La production d’électricité de la France croît, notamment grâce à ses barrages
L’été dernier, la production électrique en France a atteint son plus haut niveau depuis 2019, a indiqué RTE, le gestionnaire du réseau de transport d’électricité français.
Après les crises de 2020 et 2022, la production électrique française s’est rétablie avec 272 TWh à mi-année, notamment grâce à une activité hydraulique « exceptionnellement haute ».
Les barrages français ont en effet produit 41 TWh au cours des six premiers mois de l’année, soit +37 % en volume par rapport à 2023 et +13 % par rapport à la moyenne 2000-2020, essentiellement grâce à l’intensité exceptionnelle des pluies hivernales et printanières qui les ont remplis.

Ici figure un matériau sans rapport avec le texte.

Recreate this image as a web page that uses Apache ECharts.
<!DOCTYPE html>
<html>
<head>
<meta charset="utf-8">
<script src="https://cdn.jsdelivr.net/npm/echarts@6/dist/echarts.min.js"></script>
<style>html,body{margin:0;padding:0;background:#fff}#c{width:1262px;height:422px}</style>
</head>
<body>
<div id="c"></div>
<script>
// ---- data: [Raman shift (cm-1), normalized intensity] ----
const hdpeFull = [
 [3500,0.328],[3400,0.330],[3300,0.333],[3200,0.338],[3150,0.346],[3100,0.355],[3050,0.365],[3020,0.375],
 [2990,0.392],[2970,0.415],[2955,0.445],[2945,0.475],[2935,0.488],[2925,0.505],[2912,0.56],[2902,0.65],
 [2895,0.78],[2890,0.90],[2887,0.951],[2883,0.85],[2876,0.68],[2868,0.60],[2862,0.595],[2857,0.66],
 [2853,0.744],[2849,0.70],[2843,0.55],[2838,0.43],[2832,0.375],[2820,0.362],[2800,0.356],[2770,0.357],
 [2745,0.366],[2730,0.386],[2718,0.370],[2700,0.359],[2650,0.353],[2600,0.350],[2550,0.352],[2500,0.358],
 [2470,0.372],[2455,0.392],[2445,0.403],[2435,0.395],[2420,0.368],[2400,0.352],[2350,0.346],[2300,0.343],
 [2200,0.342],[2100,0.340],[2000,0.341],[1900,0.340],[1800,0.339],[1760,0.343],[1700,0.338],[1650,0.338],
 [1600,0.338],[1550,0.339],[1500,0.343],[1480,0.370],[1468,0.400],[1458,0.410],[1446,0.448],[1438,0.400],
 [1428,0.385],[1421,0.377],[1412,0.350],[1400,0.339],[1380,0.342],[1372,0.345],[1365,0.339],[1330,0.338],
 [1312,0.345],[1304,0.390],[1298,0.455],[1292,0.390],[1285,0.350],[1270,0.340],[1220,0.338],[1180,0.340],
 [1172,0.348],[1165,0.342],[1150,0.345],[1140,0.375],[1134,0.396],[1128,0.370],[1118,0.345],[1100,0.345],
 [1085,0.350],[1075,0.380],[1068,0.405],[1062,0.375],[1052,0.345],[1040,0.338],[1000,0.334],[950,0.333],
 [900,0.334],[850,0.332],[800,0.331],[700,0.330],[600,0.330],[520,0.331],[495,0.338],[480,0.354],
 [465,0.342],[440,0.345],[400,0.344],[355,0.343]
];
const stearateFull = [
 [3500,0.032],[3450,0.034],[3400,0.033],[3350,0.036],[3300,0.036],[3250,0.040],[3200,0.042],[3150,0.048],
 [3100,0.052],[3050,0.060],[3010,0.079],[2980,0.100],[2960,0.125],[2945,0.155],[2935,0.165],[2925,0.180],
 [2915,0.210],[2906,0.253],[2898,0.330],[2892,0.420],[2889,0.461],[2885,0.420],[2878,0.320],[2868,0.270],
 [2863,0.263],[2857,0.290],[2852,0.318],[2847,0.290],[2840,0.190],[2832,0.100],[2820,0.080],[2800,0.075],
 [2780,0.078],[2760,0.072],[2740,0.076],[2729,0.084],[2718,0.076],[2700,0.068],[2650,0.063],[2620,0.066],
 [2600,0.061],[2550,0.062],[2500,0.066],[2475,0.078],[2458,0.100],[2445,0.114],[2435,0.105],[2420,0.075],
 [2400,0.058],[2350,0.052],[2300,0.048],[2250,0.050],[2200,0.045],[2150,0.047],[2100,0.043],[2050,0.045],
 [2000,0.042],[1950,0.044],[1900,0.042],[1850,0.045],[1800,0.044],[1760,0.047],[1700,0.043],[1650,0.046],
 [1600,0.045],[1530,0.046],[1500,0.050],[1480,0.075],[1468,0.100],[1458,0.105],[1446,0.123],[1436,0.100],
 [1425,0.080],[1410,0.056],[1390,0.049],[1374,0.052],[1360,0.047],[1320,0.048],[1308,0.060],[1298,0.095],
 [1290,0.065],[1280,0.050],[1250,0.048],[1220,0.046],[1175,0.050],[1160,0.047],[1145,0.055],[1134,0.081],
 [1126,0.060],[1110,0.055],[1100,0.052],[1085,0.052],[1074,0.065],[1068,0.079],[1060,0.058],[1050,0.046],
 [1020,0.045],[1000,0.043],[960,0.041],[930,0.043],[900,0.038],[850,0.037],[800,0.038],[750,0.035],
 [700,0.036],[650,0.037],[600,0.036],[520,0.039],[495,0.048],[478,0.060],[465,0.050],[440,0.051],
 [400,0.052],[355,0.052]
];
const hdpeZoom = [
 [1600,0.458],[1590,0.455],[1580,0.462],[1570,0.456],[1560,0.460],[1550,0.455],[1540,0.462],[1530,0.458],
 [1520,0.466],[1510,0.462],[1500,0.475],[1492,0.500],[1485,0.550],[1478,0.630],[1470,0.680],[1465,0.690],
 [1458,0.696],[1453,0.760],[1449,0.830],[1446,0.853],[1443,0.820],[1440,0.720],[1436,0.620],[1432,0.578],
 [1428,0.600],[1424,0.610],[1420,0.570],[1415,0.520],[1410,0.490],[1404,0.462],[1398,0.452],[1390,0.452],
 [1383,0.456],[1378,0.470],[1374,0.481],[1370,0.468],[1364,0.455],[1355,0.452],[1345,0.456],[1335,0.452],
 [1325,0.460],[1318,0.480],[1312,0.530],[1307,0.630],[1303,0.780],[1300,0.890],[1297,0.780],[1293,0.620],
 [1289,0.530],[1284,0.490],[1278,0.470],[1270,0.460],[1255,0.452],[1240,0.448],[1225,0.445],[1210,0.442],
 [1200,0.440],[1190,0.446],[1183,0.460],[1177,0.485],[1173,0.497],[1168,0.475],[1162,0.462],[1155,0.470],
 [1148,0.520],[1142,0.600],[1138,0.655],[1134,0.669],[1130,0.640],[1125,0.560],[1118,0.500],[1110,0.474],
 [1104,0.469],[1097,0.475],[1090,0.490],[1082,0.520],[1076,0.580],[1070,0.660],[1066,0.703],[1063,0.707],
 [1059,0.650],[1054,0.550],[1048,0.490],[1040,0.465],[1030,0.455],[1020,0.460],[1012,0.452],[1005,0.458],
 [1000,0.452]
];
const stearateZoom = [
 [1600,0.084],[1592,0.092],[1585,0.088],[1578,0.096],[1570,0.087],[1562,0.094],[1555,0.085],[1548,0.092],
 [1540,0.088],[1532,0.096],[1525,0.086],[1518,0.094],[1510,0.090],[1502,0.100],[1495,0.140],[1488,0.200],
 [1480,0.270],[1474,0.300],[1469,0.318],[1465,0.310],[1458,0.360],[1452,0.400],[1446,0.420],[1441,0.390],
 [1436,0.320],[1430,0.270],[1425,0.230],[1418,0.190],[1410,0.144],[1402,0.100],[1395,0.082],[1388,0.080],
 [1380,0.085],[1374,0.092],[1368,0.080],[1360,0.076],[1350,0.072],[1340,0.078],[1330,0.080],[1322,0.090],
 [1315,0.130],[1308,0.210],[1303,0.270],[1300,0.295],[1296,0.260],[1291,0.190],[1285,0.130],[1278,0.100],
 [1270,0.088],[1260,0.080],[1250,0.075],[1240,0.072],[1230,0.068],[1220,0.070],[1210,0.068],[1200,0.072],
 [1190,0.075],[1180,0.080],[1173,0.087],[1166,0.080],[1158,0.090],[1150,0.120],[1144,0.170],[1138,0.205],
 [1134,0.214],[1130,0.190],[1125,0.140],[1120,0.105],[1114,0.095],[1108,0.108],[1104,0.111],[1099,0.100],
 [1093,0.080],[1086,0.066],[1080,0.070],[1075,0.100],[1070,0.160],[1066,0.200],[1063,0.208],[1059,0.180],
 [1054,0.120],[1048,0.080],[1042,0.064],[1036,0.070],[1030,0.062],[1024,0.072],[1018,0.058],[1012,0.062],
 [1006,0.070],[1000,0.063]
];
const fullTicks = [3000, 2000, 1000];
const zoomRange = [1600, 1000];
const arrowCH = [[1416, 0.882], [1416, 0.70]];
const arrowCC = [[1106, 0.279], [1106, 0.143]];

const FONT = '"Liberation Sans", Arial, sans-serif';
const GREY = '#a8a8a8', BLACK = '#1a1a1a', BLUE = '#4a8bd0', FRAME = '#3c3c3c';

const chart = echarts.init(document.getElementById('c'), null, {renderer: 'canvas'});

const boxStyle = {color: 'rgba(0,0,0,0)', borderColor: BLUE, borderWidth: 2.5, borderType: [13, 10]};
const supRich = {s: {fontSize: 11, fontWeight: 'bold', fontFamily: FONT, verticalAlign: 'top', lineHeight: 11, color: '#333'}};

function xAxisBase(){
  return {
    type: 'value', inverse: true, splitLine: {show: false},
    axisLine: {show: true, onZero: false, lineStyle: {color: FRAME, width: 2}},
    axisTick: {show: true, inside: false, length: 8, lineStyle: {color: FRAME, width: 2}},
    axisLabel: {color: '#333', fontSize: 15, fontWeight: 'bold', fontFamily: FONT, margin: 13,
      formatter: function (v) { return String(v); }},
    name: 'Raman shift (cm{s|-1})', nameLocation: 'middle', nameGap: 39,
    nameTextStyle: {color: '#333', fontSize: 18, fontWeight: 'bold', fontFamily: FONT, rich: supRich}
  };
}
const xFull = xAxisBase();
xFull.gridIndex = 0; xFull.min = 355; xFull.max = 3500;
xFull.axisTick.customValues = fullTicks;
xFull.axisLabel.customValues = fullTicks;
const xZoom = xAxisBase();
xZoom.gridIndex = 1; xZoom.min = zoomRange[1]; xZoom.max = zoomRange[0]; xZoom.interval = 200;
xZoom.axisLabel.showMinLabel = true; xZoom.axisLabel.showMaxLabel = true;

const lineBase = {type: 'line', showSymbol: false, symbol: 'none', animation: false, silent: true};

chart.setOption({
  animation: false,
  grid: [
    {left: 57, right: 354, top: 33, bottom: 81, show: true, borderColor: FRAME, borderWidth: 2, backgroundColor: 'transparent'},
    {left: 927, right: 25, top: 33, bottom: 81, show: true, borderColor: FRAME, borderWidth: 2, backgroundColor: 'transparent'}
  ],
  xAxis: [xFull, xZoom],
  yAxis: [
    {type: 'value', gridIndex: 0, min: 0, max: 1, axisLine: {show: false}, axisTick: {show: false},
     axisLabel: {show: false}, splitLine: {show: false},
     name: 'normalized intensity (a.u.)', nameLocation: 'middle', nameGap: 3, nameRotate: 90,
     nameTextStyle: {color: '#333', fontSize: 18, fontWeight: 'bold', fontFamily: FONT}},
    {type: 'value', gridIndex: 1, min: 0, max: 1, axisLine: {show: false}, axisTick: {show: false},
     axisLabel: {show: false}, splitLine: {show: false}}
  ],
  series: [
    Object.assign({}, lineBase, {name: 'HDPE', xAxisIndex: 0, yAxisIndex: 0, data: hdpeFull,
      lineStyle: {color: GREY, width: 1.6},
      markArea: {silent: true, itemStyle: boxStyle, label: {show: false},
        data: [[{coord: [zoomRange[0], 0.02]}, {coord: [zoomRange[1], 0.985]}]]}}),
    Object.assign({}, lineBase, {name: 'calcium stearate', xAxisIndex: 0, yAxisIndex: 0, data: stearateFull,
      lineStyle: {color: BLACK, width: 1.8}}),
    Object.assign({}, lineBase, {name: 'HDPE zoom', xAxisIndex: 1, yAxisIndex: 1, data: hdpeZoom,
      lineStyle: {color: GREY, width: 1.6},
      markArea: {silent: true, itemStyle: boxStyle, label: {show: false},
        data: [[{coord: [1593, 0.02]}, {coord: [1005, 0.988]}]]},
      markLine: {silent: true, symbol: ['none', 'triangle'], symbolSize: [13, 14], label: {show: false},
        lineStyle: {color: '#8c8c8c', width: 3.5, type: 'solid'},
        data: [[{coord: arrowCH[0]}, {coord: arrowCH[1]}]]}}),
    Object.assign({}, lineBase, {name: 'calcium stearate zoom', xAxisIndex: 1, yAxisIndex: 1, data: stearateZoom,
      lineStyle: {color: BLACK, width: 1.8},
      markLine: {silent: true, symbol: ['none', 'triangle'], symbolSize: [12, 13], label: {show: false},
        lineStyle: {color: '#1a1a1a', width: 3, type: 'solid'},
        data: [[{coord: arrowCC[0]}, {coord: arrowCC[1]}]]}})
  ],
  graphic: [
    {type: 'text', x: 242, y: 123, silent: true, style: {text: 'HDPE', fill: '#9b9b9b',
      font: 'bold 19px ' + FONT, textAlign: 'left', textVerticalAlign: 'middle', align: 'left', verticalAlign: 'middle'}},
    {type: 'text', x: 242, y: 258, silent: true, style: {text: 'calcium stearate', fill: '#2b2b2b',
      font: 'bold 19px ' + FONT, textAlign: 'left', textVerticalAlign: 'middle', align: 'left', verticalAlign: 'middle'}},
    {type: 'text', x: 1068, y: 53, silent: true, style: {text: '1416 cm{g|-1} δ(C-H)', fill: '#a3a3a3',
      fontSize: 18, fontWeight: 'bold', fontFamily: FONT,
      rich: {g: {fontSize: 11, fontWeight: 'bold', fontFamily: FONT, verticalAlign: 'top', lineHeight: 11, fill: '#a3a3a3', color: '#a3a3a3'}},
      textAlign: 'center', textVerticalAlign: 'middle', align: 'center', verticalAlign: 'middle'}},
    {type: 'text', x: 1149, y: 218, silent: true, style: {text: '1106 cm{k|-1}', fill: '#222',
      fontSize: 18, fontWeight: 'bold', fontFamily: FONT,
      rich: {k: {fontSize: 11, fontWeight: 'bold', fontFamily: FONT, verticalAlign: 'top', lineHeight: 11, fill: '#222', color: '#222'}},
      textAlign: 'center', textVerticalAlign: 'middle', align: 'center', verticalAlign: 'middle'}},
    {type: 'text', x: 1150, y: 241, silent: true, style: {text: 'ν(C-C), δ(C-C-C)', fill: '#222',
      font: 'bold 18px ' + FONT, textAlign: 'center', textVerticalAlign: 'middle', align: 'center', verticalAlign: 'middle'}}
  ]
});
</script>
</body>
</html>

Quelques mois auparavant, la Cour des comptes demandait des investissements supplémentaires dans les barrages, soulignant que le changement climatique les exposerait à des « crues exceptionnelles » ou des « glissements de terrain », avec des « risques de rupture » ou « d’inondations ».
Le nucléaire et les renouvelables fournissent 95 % de l’électricité française
La France est un modèle de production électrique au niveau européen, avec son parc nucléaire et ses énergies renouvelables dominées par l’hydroélectricité, sans compter les promesses de la géothermie. RTE fait valoir que la production bas carbone française a ainsi « atteint pour la première fois le seuil de 95 % de l’électricité produite en France » en 2024, contre 92,2 % en 2023.

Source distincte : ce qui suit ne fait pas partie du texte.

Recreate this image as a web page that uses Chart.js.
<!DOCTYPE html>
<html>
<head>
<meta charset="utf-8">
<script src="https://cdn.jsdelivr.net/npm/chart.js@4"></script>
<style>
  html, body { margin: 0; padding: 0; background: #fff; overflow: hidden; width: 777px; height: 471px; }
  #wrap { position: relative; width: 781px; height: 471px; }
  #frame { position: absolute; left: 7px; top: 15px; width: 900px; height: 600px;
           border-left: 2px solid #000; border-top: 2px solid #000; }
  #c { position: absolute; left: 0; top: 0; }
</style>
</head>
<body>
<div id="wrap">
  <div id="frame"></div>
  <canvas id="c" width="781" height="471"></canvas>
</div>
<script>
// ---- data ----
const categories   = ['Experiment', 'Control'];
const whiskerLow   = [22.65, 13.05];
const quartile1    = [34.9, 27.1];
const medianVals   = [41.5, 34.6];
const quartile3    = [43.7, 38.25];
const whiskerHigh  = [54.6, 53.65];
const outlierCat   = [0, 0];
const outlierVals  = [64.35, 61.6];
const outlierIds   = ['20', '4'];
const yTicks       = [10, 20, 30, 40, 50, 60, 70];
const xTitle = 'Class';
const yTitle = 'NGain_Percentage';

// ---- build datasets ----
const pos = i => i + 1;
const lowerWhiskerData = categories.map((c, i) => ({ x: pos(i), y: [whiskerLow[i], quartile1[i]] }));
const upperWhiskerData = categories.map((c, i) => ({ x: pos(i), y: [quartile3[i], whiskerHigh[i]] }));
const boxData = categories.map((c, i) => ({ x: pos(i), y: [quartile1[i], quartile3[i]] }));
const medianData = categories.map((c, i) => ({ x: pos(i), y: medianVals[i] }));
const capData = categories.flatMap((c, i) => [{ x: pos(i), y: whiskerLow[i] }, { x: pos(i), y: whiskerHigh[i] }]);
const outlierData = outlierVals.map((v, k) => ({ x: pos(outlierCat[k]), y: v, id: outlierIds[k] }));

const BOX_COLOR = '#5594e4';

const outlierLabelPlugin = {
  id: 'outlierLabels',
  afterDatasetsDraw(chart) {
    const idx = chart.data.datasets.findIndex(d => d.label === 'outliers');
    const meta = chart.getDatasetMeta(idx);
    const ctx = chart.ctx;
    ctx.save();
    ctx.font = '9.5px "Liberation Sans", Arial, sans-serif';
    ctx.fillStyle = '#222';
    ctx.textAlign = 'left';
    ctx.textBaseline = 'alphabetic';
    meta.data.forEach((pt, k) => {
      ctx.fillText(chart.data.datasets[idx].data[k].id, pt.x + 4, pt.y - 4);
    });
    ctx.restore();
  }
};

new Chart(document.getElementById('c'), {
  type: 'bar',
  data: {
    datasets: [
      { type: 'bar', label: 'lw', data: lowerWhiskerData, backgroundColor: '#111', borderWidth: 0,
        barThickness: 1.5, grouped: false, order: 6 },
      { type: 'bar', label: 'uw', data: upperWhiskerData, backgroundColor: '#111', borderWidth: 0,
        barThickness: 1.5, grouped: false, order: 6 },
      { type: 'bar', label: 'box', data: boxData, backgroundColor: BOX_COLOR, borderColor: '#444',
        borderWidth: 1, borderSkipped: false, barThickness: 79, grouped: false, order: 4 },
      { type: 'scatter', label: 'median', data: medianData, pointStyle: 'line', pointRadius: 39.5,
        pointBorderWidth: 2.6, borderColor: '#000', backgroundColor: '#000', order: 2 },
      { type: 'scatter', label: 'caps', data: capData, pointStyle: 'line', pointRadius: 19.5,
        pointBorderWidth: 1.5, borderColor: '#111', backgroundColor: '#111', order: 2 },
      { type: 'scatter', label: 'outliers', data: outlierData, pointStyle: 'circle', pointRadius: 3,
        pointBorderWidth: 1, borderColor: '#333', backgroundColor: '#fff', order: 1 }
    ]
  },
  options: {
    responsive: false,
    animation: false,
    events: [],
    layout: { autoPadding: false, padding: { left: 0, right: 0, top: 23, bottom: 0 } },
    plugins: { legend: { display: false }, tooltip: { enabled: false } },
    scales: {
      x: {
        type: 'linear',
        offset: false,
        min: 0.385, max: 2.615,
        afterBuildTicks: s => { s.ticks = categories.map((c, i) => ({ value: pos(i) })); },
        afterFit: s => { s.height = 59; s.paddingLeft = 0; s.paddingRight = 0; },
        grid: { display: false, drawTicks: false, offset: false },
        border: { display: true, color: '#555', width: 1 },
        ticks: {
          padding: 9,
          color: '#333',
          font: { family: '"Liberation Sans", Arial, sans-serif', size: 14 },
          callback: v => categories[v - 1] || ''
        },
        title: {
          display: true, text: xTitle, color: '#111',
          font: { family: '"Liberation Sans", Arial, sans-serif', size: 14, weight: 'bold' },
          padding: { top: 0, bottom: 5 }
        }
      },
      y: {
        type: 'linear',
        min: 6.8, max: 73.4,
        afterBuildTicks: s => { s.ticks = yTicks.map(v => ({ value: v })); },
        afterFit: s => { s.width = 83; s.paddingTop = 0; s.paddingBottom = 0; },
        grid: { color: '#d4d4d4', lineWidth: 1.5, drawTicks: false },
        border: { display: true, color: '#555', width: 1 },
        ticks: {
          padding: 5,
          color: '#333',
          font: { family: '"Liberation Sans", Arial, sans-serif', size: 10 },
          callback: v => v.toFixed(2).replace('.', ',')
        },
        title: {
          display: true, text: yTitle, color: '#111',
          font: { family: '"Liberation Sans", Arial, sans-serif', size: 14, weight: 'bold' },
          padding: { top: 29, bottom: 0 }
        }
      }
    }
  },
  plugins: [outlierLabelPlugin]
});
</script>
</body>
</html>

La part des renouvelables (éolien, solaire, barrages, biomasse) a grimpé en 2024 à un niveau inédit avec 27,6 %. Le nucléaire reste loin devant avec 67,41 %. À cela s’ajoute « une production hydraulique exceptionnelle », au plus haut depuis 2013 (74,7 TWh) alors que les niveaux de pluviométrie ont atteint des records à certains endroits en France.
La France mène depuis plusieurs années un autre bras de fer avec Bruxelles, en mettant en avant son énergie nucléaire comme une énergie bas carbone au même titre que les énergies renouvelables, afin de remplir les objectifs climatiques et accessoirement de limiter les dépenses pharaoniques de raccordement des énergies intermittentes à son réseau électrique pour les atteindre.